Research Focus and Directions
The main objective of the laboratory is to contribute to the development of excellent research in the fields of genetics, genomics and selective breeding of fish, and to transfer knowledge into practice, to increase the competitiveness of Czech aquaculture, to create and develop an internationally recognized genebank, and to maintain the biological diversity of fish. As part of the faculty-wide CENAKVA project, the laboratory participates in the RP1 research program Reproductive and Genetic Methods for Preserving the Biodiversity of Aquaculture Fish.

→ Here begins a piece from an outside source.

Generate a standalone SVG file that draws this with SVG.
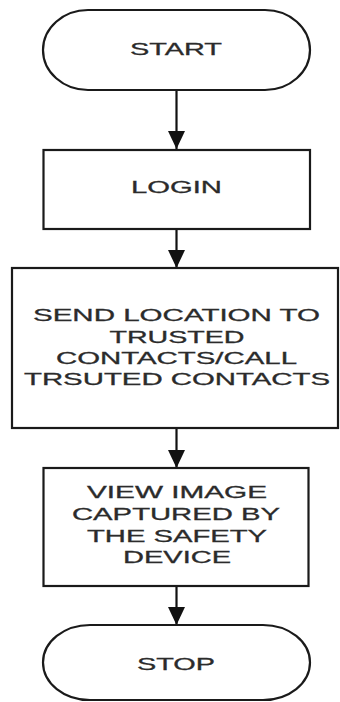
<svg xmlns="http://www.w3.org/2000/svg" width="340" height="702" viewBox="0 0 340 702">
<style>
.shape{fill:#ffffff;stroke:#1a1a1a;stroke-width:2.2}
.conn{stroke:#111111;stroke-width:2.2;fill:none}
.lbl{font-family:"Liberation Sans",Arial,sans-serif;font-size:17px;fill:#2b2b2b;text-anchor:middle;stroke:#2b2b2b;stroke-width:0.3}
</style>
<defs>
<marker id="arrow" markerUnits="userSpaceOnUse" viewBox="0 0 18 17" refX="18" refY="8.5" markerWidth="18" markerHeight="17" orient="auto">
<path d="M0,0 L18,8.5 L0,17 Z" fill="#111111"/>
</marker>
</defs>
<rect width="340" height="702" fill="#ffffff"/>
<g id="connectors">
<line class="conn" x1="176.5" y1="90" x2="176.5" y2="149" marker-end="url(#arrow)"/>
<line class="conn" x1="176.5" y1="229" x2="176.5" y2="268" marker-end="url(#arrow)"/>
<line class="conn" x1="176.5" y1="428" x2="176.5" y2="468" marker-end="url(#arrow)"/>
<line class="conn" x1="176.5" y1="586" x2="176.5" y2="625" marker-end="url(#arrow)"/>
</g>
<g id="start">
<path class="shape" d="M88,10 H265 A45,40 0 0 1 265,90 H88 A45,40 0 0 1 88,10 Z"/>
<text class="lbl" x="176" y="55" textLength="92" lengthAdjust="spacingAndGlyphs">START</text>
</g>
<g id="login">
<rect class="shape" x="43.5" y="150" width="266.5" height="79"/>
<text class="lbl" x="176.5" y="193" textLength="91" lengthAdjust="spacingAndGlyphs">LOGIN</text>
</g>
<g id="send-location">
<rect class="shape" x="12" y="268" width="326" height="160"/>
<text class="lbl" x="176.5" y="321" textLength="287" lengthAdjust="spacingAndGlyphs">SEND LOCATION TO</text>
<text class="lbl" x="177" y="343" textLength="135" lengthAdjust="spacingAndGlyphs">TRUSTED</text>
<text class="lbl" x="176.5" y="364" textLength="241" lengthAdjust="spacingAndGlyphs">CONTACTS/CALL</text>
<text class="lbl" x="177" y="385" textLength="306" lengthAdjust="spacingAndGlyphs">TRSUTED CONTACTS</text>
</g>
<g id="view-image">
<rect class="shape" x="43.5" y="468" width="265" height="118"/>
<text class="lbl" x="177" y="498" textLength="180" lengthAdjust="spacingAndGlyphs">VIEW IMAGE</text>
<text class="lbl" x="176" y="520" textLength="208" lengthAdjust="spacingAndGlyphs">CAPTURED BY</text>
<text class="lbl" x="177" y="542" textLength="180" lengthAdjust="spacingAndGlyphs">THE SAFETY</text>
<text class="lbl" x="177" y="563" textLength="108" lengthAdjust="spacingAndGlyphs">DEVICE</text>
</g>
<g id="stop">
<path class="shape" d="M90,625 H263 A47,37.5 0 0 1 263,700 H90 A47,37.5 0 0 1 90,625 Z"/>
<text class="lbl" x="176" y="670" textLength="78" lengthAdjust="spacingAndGlyphs">STOP</text>
</g>
</svg>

Molecular genetics and genomics
By genotyping fish using molecular markers, we analyze the population and genetic diversity of fish, determine population structures and the level of genetic variability in populations, breeds, and their breeding flocks. We also use these methods to analyze parentage and determine the affiliation of individuals to populations, to estimate the genetic parameters of performance traits, and to non-invasively determine sex by genotyping sex markers, e.g., in sturgeons. We also study the mechanisms of damaged DNA repair in the early developmental stages of fish and experimentally determine the role of factors involved in the DNA repair pathway in the development of embryos and larvae.
Cellular genetics
We focus primarily on studying the causes and consequences of spontaneous polyploidy in fish and induced polyploidy in economically important freshwater fish species, as well as its biological and breeding implications. These implications include, in particular, changes in growth characteristics and reproductive sterility or, conversely, fertility in various polyploid fish. To induce polyploidy, we use temperature shocks or hydrostatic pressure shocks in our own mobile pressure unit. We analyze the ploidy level by determining the DNA content or genome size in cell nuclei, using flow cytometry or image cytometry techniques (2-D and 3-D cell image analysis).
Quantitative genetics
The long-term concept of fish breeding work is primarily to improve performance traits based on estimates of heritability and genetic correlations necessary to determine the overall potential for effective selection. At the same time, we aim to use modern breeding methods with uniquely identified SNP markers for future application of genomic selection or the search for potential loci (QTL) linked to performance traits. We use a non-invasive method of indirect selection using ultrasound to improve fillet yield. We map the genetic structure and performance traits of populations to search for suitable parental lines for the creation of production crossbreds. Last but not least, we are involved in determining the overall genetic, practical, economic, and ecological potential of selective breeding in pond aquaculture and intensive farming conditions.